An age of steam, a dream of electricity in Sparks of Tomorrow
The world of Sparks of Tomorrow does not begin with light. It begins with smoke in The Electric Boy.
In an alternate Meiji-era Japan, history has taken a different turn. The pioneers who could have ushered in the Age of Electricity—Benedict Franklin, Nikola Tesla, and Ryuzo Yashima—never lived long enough to leave their mark. Instead, steam became the foundation of civilization, powering trains, industries, and entire cities while electricity remained nothing more than an impossible dream.

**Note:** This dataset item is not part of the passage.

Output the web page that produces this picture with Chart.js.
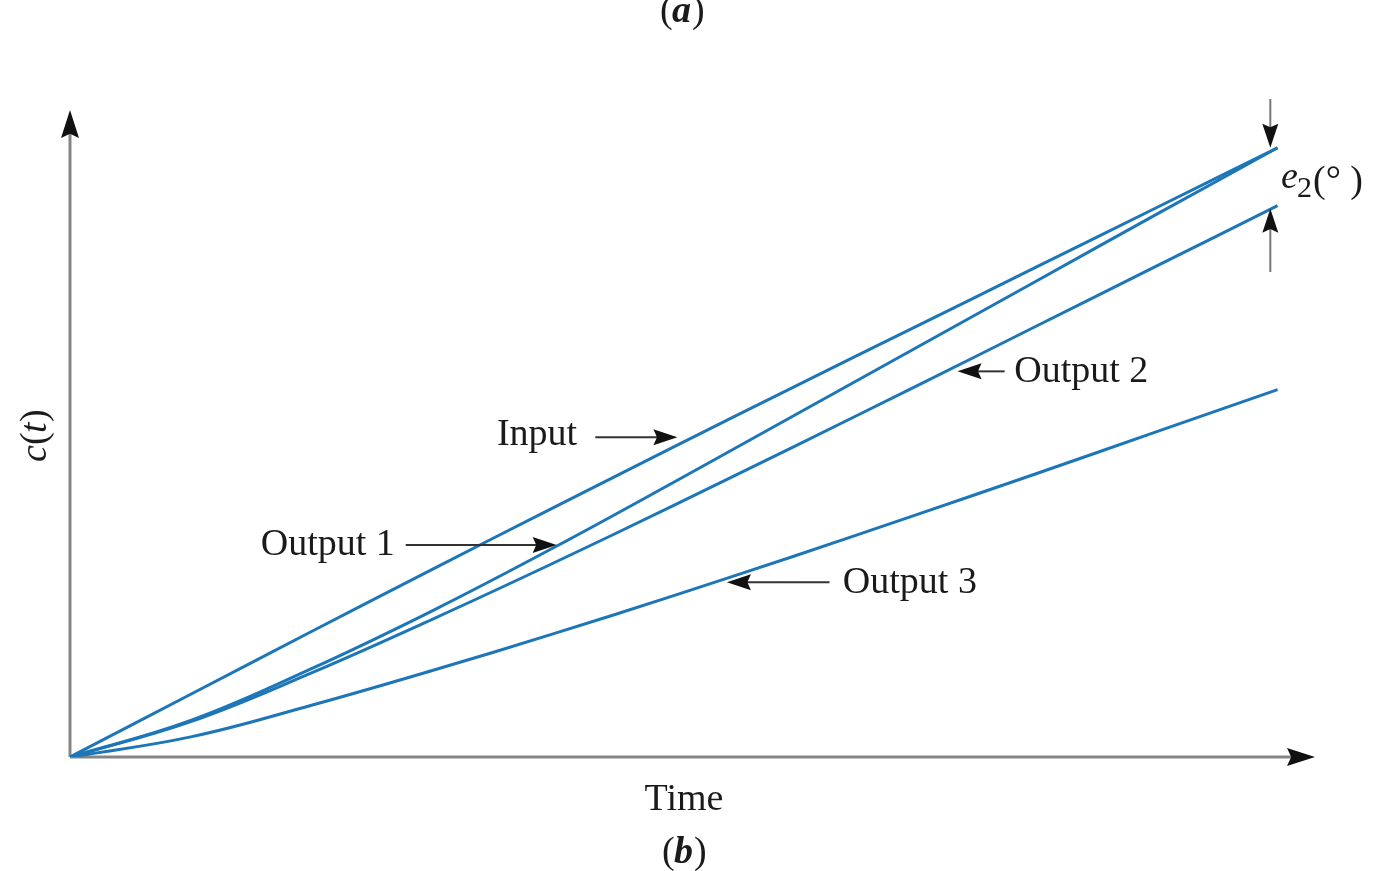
<!DOCTYPE html>
<html>
<head>
<meta charset="utf-8">
<script src="https://cdn.jsdelivr.net/npm/chart.js@4"></script>
<style>
  html, body { margin: 0; padding: 0; background: #fff; }
  canvas { display: block; }
</style>
</head>
<body>
<canvas id="rampChart" width="1376" height="871"></canvas>
<script>
/* ---------------------------
   DATA
---------------------------*/
const times = [0, 1, 2, 3, 4, 5, 6, 7, 8, 9, 10];
const inputValues   = [0, 1.03, 2.06, 3.08, 4.09, 5.09, 6.08, 7.06, 8.04, 9.02, 10.0];
const output1Values = [0, 0.6, 1.45, 2.4, 3.43, 4.51, 5.61, 6.71, 7.81, 8.91, 10.0];
const output2Values = [0, 0.58, 1.38, 2.26, 3.18, 4.13, 5.1, 6.08, 7.07, 8.06, 9.05];
const output3Values = [0, 0.33, 0.85, 1.42, 2.02, 2.65, 3.3, 3.97, 4.65, 5.34, 6.03];

const LINE_BLUE = '#1c76b8';
const SERIF = '"Liberation Serif", "DejaVu Serif", serif';

function toPoints(values) {
    return times.map((t, i) => ({ x: t, y: values[i] }));
}

function series(label, values) {
    return {
        label: label,
        data: toPoints(values),
        borderColor: LINE_BLUE,
        borderWidth: 3,
        pointRadius: 0,
        tension: 0.4,
        fill: false
    };
}

/* ---------------------------
   DRAW HELPERS
---------------------------*/
function arrowHead(ctx, x, y, angle, len, half) {
    ctx.save();
    ctx.translate(x, y);
    ctx.rotate(angle);
    ctx.beginPath();
    ctx.moveTo(0, 0);
    ctx.lineTo(-len, -half);
    ctx.lineTo(-len * 0.85, 0);
    ctx.lineTo(-len, half);
    ctx.closePath();
    ctx.fillStyle = '#111';
    ctx.fill();
    ctx.restore();
}

// arrow from (x1,y1) to tip (x2,y2)
function arrow(ctx, x1, y1, x2, y2, color) {
    const ang = Math.atan2(y2 - y1, x2 - x1);
    ctx.beginPath();
    ctx.moveTo(x1, y1);
    ctx.lineTo(x2 - Math.cos(ang) * 18, y2 - Math.sin(ang) * 18);
    ctx.strokeStyle = color || '#333';
    ctx.lineWidth = 2;
    ctx.stroke();
    arrowHead(ctx, x2, y2, ang, 24, 8);
}

/* ---------------------------
   AXES + LABELS PLUGIN
---------------------------*/
const figurePlugin = {
    id: 'figure',
    beforeDatasetsDraw(chart) {
        const { ctx, scales: { x, y } } = chart;
        const x0 = x.getPixelForValue(0);
        const y0 = y.getPixelForValue(0);
        const xEnd = x.getPixelForValue(x.max);
        const yEnd = y.getPixelForValue(y.max);

        ctx.save();
        ctx.strokeStyle = '#858585';
        ctx.lineWidth = 3;
        ctx.beginPath();
        ctx.moveTo(x0, y0);
        ctx.lineTo(xEnd - 20, y0);
        ctx.moveTo(x0, y0);
        ctx.lineTo(x0, yEnd + 20);
        ctx.stroke();
        arrowHead(ctx, xEnd, y0, 0, 28, 9);
        arrowHead(ctx, x0, yEnd, -Math.PI / 2, 28, 9);
        ctx.restore();
    },
    afterDraw(chart) {
        const { ctx, scales: { x, y } } = chart;
        const px = v => x.getPixelForValue(v);
        const py = v => y.getPixelForValue(v);

        ctx.save();
        ctx.fillStyle = '#1a1a1a';
        ctx.textBaseline = 'middle';
        ctx.font = '38px ' + SERIF;

        // Input
        ctx.textAlign = 'right';
        ctx.fillText('Input', px(4.2), py(5.28));
        arrow(ctx, px(4.35), py(5.25), px(5.03), py(5.25));

        // Output 1
        ctx.fillText('Output 1', px(2.69), py(3.48));
        arrow(ctx, px(2.78), py(3.48), px(4.03), py(3.48));

        // Output 2
        ctx.textAlign = 'left';
        ctx.fillText('Output 2', px(7.82), py(6.32));
        arrow(ctx, px(7.74), py(6.33), px(7.35), py(6.33));

        // Output 3
        ctx.fillText('Output 3', px(6.4), py(2.86));
        arrow(ctx, px(6.29), py(2.87), px(5.44), py(2.87));

        // steady-state error markers
        const ex = px(9.94);
        arrow(ctx, ex, py(10.8), ex, py(10.0), '#777');
        arrow(ctx, ex, py(7.96), ex, py(9.0), '#777');

        ctx.textBaseline = 'alphabetic';
        ctx.font = 'italic 38px ' + SERIF;
        ctx.fillText('e', 1281, 188);
        ctx.font = '30px ' + SERIF;
        ctx.fillText('2', 1297, 197);
        ctx.font = '38px ' + SERIF;
        ctx.fillText('(\u00B0 )', 1313, 192);

        // axis titles
        ctx.textAlign = 'center';
        ctx.textBaseline = 'middle';
        ctx.fillText('Time', 684, py(-0.71));

        const bx = 684, by = 853;
        ctx.textAlign = 'left';
        ctx.fillText('(', bx - 22, by);
        ctx.font = 'bold italic 38px ' + SERIF;
        ctx.fillText('b', bx - 10, by);
        ctx.font = '38px ' + SERIF;
        ctx.fillText(')', bx + 10, by);

        // clipped caption of the previous panel
        ctx.textBaseline = 'alphabetic';
        ctx.fillText('(', 660, 22);
        ctx.font = 'bold italic 38px ' + SERIF;
        ctx.fillText('a', 672, 22);
        ctx.font = '38px ' + SERIF;
        ctx.fillText(')', 692, 22);

        // c(t)
        ctx.translate(36, 436);
        ctx.rotate(-Math.PI / 2);
        ctx.textAlign = 'left';
        ctx.textBaseline = 'middle';
        ctx.font = 'italic 38px ' + SERIF;
        ctx.fillText('c', -26, 0);
        ctx.font = '38px ' + SERIF;
        ctx.fillText('(', -9, 0);
        ctx.font = 'italic 38px ' + SERIF;
        ctx.fillText('t', 3, 0);
        ctx.font = '38px ' + SERIF;
        ctx.fillText(')', 14, 0);
        ctx.restore();
    }
};

/* ---------------------------
   INITIALIZE CHART
---------------------------*/
function initializeChart() {
    const ctx = document.getElementById('rampChart');
    if (!ctx) return;

    return new Chart(ctx, {
        type: 'line',
        data: {
            datasets: [
                series('Input', inputValues),
                series('Output 1', output1Values),
                series('Output 2', output2Values),
                series('Output 3', output3Values)
            ]
        },
        options: {
            responsive: false,
            animation: false,
            layout: {
                padding: { left: 70, right: 61, top: 110, bottom: 114 }
            },
            plugins: {
                legend: { display: false },
                tooltip: { enabled: false }
            },
            scales: {
                x: { type: 'linear', min: 0, max: 10.31, display: false },
                y: { type: 'linear', min: 0, max: 10.62, display: false }
            }
        },
        plugins: [figurePlugin]
    });
}

initializeChart();
</script>
</body>
</html>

Aboard one such steam train sits a young Kihachi Sakamoto beside his older brother, Seiroku, who treasures a notebook called The Twentieth Century Electrical Catalog. Rather than filling its pages with copied ideas, Seiroku urges Kihachi to dream of inventions that have never existed before. It is a simple conversation, yet it quietly establishes the heart of the series: every great invention begins with someone daring to imagine it first.

Credits: Netflix
Credits: Netflix
Their bond grows stronger during the Fifth National Industrial Technology Exhibition. After briefly leaving Kihachi alone, Seiroku is revealed to be secretly attempting something considered almost heretical in this steam-powered society, lighting electric lamps. Chased by the authorities for challenging the accepted order, he returns to his younger brother with a promise that echoes throughout the episode: together, they will bring about the Age of Electricity. As the brothers race through Kyoto's lantern-lit alleys surrounded by sparks, Kyoto Animation paints the sequence with the warmth and wonder that has become its signature.
Years pass, but the promised future never arrives.

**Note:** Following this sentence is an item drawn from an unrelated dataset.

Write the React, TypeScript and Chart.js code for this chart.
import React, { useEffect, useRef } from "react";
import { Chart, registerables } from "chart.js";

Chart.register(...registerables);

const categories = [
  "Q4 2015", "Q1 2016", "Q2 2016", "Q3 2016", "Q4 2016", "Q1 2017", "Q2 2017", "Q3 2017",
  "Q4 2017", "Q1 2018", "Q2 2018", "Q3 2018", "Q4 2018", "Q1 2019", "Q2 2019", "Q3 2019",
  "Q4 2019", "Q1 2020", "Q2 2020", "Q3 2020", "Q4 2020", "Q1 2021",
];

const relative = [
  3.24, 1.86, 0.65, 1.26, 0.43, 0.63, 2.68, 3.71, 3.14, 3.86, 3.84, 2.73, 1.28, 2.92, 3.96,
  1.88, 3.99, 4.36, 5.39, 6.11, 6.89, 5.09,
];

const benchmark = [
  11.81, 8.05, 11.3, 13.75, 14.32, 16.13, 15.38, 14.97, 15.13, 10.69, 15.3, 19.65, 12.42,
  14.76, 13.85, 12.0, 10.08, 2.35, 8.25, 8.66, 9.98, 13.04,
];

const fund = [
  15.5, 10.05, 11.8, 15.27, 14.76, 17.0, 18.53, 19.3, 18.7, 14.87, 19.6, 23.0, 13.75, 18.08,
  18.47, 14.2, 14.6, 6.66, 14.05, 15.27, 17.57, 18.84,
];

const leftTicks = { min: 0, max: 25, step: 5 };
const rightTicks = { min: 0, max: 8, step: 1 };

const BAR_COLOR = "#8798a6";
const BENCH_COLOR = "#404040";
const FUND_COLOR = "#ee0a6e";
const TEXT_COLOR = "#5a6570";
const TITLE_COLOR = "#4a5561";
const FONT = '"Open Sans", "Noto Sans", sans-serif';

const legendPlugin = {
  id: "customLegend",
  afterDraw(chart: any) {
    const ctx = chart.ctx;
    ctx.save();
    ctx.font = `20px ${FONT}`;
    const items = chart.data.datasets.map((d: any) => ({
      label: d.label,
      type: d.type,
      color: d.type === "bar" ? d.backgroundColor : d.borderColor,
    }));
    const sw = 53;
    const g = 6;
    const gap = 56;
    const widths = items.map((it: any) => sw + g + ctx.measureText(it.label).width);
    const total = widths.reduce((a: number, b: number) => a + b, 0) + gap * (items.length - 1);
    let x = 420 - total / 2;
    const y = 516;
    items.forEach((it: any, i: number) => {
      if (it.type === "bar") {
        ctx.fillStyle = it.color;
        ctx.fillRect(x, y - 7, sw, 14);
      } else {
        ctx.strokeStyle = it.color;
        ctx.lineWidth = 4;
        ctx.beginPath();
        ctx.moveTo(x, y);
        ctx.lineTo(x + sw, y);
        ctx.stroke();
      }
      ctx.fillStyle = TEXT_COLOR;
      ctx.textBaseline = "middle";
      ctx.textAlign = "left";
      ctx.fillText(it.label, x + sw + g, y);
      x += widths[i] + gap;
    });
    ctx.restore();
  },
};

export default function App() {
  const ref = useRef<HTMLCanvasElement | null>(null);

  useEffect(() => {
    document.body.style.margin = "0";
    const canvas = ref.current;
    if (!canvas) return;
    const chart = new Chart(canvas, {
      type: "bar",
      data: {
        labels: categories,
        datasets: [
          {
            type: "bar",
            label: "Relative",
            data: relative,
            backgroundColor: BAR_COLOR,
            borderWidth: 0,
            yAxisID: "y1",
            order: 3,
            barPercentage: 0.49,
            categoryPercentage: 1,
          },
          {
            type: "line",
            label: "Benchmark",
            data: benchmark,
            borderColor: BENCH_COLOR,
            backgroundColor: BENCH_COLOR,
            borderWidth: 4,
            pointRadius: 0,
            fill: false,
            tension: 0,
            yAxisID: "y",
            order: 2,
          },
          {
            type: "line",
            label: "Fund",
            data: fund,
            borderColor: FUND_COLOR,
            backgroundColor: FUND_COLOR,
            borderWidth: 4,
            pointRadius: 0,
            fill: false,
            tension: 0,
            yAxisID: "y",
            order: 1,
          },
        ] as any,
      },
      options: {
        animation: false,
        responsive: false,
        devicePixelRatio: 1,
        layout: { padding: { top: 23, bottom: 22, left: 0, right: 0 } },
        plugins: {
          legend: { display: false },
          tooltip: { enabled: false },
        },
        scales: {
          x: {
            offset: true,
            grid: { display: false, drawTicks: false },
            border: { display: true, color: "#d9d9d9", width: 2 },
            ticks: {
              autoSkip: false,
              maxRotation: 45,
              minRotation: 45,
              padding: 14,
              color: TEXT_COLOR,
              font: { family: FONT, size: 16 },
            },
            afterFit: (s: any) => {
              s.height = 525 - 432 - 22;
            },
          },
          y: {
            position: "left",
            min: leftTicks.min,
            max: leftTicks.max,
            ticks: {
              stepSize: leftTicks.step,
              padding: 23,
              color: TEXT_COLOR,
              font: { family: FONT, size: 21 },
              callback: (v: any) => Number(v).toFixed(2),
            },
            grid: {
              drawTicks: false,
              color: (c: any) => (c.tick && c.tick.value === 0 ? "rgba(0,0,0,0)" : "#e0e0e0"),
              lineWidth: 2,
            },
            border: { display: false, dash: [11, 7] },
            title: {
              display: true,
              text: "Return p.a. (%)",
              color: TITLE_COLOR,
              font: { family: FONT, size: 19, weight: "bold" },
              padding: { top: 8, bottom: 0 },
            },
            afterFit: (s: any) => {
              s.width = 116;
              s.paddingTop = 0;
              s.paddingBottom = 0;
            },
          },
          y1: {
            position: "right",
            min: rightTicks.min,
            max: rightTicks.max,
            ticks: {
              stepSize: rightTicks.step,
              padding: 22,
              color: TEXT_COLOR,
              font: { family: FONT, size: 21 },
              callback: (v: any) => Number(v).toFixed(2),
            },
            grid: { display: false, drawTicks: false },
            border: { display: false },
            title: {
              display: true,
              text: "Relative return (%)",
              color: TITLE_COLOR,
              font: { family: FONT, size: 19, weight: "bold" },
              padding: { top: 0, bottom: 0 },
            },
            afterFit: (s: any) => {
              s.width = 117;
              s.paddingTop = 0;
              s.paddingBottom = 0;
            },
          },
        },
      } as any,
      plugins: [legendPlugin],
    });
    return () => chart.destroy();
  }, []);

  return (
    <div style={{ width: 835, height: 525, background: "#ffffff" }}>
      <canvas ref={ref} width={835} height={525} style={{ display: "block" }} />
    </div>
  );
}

The story jumps to the fortieth year of the Meiji era. Steam still dominates every corner of society, while Kihachi has grown into a gifted yet disillusioned repairman. Seiroku left for war carrying the Electrical Catalog and never returned. Unable to forgive either his brother or himself for the broken promise, Kihachi has abandoned belief altogether. His inventions survive, but his hope does not. That changes with the arrival of Inako Momokawa.
Inako arrives in the form
If Kihachi represents skepticism, Inako embodies unwavering faith. She first appears praying at a shrine, hoping simply to speak to her late mother once more. A small electrical device accidentally activates behind her, convincing the innocent girl that a deity has answered her prayers. Mistaking Kihachi for the "Great God Akubi," she bows before him with complete sincerity.

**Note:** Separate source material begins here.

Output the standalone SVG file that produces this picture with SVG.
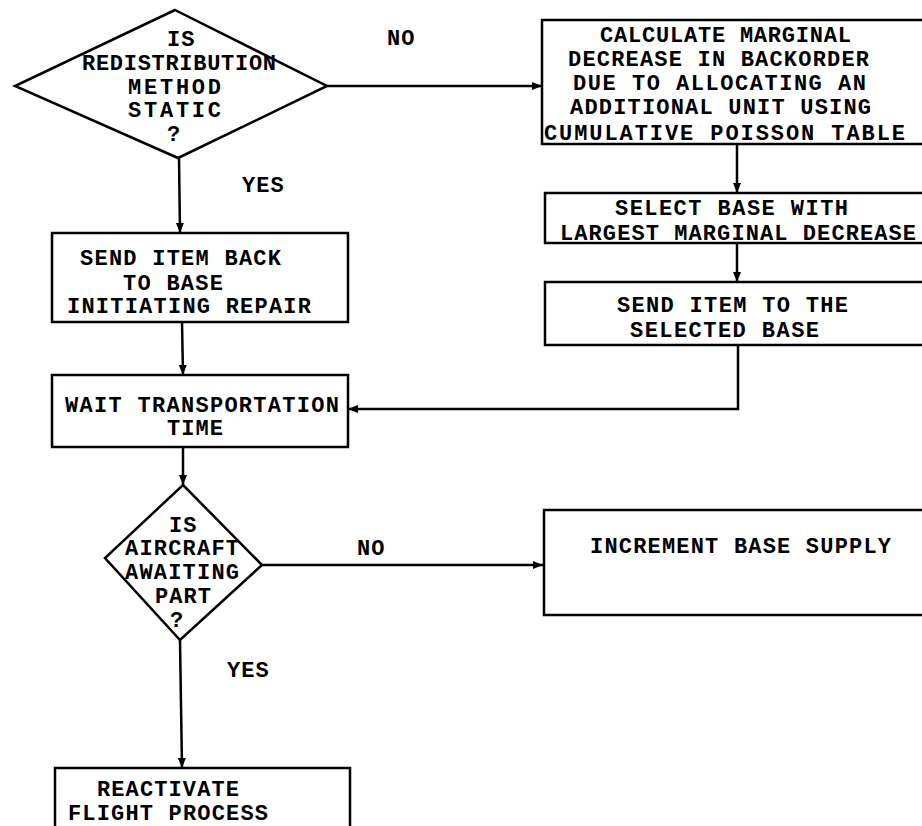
<svg xmlns="http://www.w3.org/2000/svg" width="922" height="826" viewBox="0 0 922 826">
<style>
.s{fill:none;stroke:#000;stroke-width:2.5;stroke-linejoin:miter}
.c{fill:none;stroke:#000;stroke-width:2.5}
text{font-family:"Liberation Mono","Courier New",monospace;font-weight:bold;font-size:22px;fill:#000;letter-spacing:1px}
</style>
<defs>
<marker id="ah" markerUnits="userSpaceOnUse" markerWidth="10" markerHeight="8" refX="10" refY="4" orient="auto">
<path d="M0,0 L10,4 L0,8 z" fill="#000"/>
</marker>
</defs>
<rect width="922" height="826" fill="#fff"/>

<g id="connectors">
<path class="c" d="M327,86 L542,86" marker-end="url(#ah)"/>
<path class="c" d="M179,158 L180,233" marker-end="url(#ah)"/>
<path class="c" d="M737,144 L737,193" marker-end="url(#ah)"/>
<path class="c" d="M737,243 L737,282" marker-end="url(#ah)"/>
<path class="c" d="M738,345 L738,409 L348,409" marker-end="url(#ah)"/>
<path class="c" d="M182,322 L183,375" marker-end="url(#ah)"/>
<path class="c" d="M183,447 L183,485" marker-end="url(#ah)"/>
<path class="c" d="M262,565 L543,565" marker-end="url(#ah)"/>
<path class="c" d="M180,640 L182,768" marker-end="url(#ah)"/>
<text x="387" y="45">NO</text>
<text x="242" y="192">YES</text>
<text x="357" y="555">NO</text>
<text x="227" y="677">YES</text>
</g>

<g id="d1">
<path class="s" d="M175,10 L327,86 L178,158 L15,86 Z"/>
<text x="167" y="46">IS</text>
<text x="82" y="70" textLength="195" lengthAdjust="spacing">REDISTRIBUTION</text>
<text x="128" y="94" textLength="94" lengthAdjust="spacing">METHOD</text>
<text x="128" y="117" textLength="94" lengthAdjust="spacing">STATIC</text>
<text x="167" y="141">?</text>
</g>

<g id="b1">
<rect class="s" x="542" y="20" width="400" height="124"/>
<text x="600" y="42" textLength="252" lengthAdjust="spacing">CALCULATE MARGINAL</text>
<text x="568" y="66" textLength="302" lengthAdjust="spacing">DECREASE IN BACKORDER</text>
<text x="573" y="90" textLength="294" lengthAdjust="spacing">DUE TO ALLOCATING AN</text>
<text x="570" y="114" textLength="302" lengthAdjust="spacing">ADDITIONAL UNIT USING</text>
<text x="544" y="140" textLength="362" lengthAdjust="spacing">CUMULATIVE POISSON TABLE</text>
</g>

<g id="b4">
<rect class="s" x="545" y="193" width="400" height="50"/>
<text x="615" y="215" textLength="234" lengthAdjust="spacing">SELECT BASE WITH</text>
<text x="560" y="240" textLength="357" lengthAdjust="spacing">LARGEST MARGINAL DECREASE</text>
</g>

<g id="b5">
<rect class="s" x="545" y="282" width="400" height="63"/>
<text x="617" y="312" textLength="232" lengthAdjust="spacing">SEND ITEM TO THE</text>
<text x="630" y="337" textLength="190" lengthAdjust="spacing">SELECTED BASE</text>
</g>

<g id="b2">
<rect class="s" x="52" y="233" width="296" height="89"/>
<text x="80" y="265" textLength="202" lengthAdjust="spacing">SEND ITEM BACK</text>
<text x="123" y="290" textLength="101" lengthAdjust="spacing">TO BASE</text>
<text x="67" y="313" textLength="245" lengthAdjust="spacing">INITIATING REPAIR</text>
</g>

<g id="b3">
<rect class="s" x="52" y="375" width="296" height="72"/>
<text x="65" y="412" textLength="275" lengthAdjust="spacing">WAIT TRANSPORTATION</text>
<text x="167" y="435" textLength="57" lengthAdjust="spacing">TIME</text>
</g>

<g id="d2">
<path class="s" d="M183,485 L262,565 L180,640 L105,558 Z"/>
<text x="169" y="532">IS</text>
<text x="125" y="555" textLength="115" lengthAdjust="spacing">AIRCRAFT</text>
<text x="125" y="579" textLength="115" lengthAdjust="spacing">AWAITING</text>
<text x="155" y="603" textLength="57" lengthAdjust="spacing">PART</text>
<text x="170" y="627">?</text>
</g>

<g id="b6">
<rect class="s" x="544" y="510" width="400" height="105"/>
<text x="590" y="553" textLength="302" lengthAdjust="spacing">INCREMENT BASE SUPPLY</text>
</g>

<g id="b7">
<rect class="s" x="55" y="768" width="295" height="80"/>
<text x="97" y="796" textLength="143" lengthAdjust="spacing">REACTIVATE</text>
<text x="68" y="820" textLength="201" lengthAdjust="spacing">FLIGHT PROCESS</text>
</g>
</svg>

Their encounter is both hilarious and surprisingly revealing. Kihachi dismisses gods, miracles, and blind belief as foolishness. Inako responds with the line that becomes the philosophical backbone of the episode: "It's important to believe in something greater than ourselves. My belief's all I have." Rather than mocking her optimism, the series treats it as a genuine strength.

Credits: Netflix
Credits: Netflix
When Kihachi demonstrates an early recording device by preserving Inako's voice on a wax cylinder, she sees magic where he sees engineering. Where Kihachi explains mechanisms, Inako experiences wonder. The contrast perfectly captures the show's central conflict—not science versus religion, but skepticism versus hope. Progress, it suggests, requires both imagination and understanding. Life, however, refuses to remain peaceful.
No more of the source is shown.